-- START Available records --

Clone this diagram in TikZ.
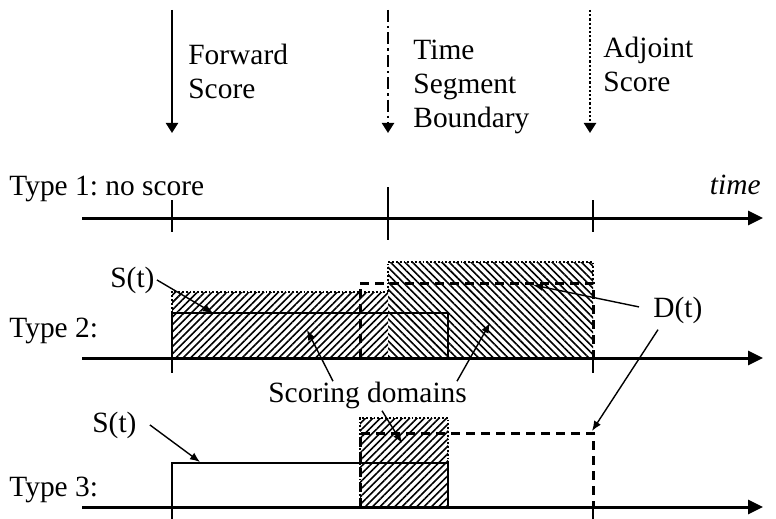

-- END Available records --
-- START Available records --

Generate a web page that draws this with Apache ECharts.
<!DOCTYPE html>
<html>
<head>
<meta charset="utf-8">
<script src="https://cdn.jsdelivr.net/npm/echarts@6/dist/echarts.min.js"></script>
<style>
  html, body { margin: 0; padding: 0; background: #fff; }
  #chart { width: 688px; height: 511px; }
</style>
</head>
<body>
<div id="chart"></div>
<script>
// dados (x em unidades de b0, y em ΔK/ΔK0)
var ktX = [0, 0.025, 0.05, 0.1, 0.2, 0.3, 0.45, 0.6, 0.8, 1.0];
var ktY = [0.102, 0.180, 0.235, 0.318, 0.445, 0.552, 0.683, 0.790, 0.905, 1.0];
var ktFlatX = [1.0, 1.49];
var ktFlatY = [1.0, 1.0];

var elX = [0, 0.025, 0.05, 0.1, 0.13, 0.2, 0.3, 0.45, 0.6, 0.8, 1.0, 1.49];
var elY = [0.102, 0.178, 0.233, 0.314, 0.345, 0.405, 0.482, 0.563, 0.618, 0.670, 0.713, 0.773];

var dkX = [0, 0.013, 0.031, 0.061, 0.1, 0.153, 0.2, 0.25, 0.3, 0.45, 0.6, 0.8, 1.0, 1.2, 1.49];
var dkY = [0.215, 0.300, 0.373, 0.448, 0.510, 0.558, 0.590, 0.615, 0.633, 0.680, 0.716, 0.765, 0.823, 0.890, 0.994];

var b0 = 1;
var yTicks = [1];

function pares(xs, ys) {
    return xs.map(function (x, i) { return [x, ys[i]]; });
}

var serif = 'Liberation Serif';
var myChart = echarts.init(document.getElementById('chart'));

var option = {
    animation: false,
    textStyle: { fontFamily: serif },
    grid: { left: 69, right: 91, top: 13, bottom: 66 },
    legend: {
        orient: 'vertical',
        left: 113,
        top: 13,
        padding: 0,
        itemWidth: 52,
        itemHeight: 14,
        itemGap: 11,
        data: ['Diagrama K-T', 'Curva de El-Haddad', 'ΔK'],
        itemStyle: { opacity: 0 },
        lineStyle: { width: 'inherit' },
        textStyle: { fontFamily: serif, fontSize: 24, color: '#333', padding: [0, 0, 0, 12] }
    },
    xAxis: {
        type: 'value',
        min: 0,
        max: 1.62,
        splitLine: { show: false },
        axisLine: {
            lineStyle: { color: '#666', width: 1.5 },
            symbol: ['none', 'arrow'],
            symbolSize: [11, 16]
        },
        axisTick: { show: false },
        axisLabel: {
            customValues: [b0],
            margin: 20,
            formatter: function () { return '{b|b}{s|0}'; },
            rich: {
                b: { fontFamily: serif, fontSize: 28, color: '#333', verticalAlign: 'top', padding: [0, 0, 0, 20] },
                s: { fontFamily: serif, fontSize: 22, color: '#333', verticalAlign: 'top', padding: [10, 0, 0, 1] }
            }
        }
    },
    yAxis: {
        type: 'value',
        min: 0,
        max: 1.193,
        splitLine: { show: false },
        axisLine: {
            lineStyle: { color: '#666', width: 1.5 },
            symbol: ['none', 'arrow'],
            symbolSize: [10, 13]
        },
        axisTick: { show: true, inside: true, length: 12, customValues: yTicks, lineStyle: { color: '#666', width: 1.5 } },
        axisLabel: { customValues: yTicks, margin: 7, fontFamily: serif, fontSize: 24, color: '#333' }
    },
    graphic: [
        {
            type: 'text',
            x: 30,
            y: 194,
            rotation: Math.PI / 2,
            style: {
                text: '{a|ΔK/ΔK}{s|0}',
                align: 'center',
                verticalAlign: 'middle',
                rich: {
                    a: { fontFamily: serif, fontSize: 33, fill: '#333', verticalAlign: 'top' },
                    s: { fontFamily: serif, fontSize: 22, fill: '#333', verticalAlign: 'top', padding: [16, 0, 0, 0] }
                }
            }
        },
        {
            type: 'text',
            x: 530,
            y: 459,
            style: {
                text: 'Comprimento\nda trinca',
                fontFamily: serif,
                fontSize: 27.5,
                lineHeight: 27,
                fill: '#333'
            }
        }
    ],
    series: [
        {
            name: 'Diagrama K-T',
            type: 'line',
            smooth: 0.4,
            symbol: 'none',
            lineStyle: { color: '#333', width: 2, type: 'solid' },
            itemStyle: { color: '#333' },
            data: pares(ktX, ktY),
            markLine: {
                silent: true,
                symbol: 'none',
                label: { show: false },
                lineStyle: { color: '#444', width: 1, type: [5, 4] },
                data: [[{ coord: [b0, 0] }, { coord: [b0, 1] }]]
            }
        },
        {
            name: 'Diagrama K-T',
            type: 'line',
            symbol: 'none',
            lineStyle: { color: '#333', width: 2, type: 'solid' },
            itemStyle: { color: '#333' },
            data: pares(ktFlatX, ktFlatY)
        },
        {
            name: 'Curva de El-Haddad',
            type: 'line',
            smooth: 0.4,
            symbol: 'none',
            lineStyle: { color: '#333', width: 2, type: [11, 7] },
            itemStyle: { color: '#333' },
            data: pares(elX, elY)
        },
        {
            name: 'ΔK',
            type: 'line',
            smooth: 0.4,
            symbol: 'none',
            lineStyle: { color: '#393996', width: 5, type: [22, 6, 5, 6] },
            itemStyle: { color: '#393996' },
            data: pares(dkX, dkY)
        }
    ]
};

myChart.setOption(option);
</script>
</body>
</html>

-- END Available records --

* _Aim_:
Only the lines from the one containing "Generate a web" through the one containing "var ktFlatY = [1.0, 1.0];" are to be retyped, both boundary lines included, with no other material.

* _The result_:
Generate a web page that draws this with Apache ECharts.
<!DOCTYPE html>
<html>
<head>
<meta charset="utf-8">
<script src="https://cdn.jsdelivr.net/npm/echarts@6/dist/echarts.min.js"></script>
<style>
  html, body { margin: 0; padding: 0; background: #fff; }
  #chart { width: 688px; height: 511px; }
</style>
</head>
<body>
<div id="chart"></div>
<script>
// dados (x em unidades de b0, y em ΔK/ΔK0)
var ktX = [0, 0.025, 0.05, 0.1, 0.2, 0.3, 0.45, 0.6, 0.8, 1.0];
var ktY = [0.102, 0.180, 0.235, 0.318, 0.445, 0.552, 0.683, 0.790, 0.905, 1.0];
var ktFlatX = [1.0, 1.49];
var ktFlatY = [1.0, 1.0];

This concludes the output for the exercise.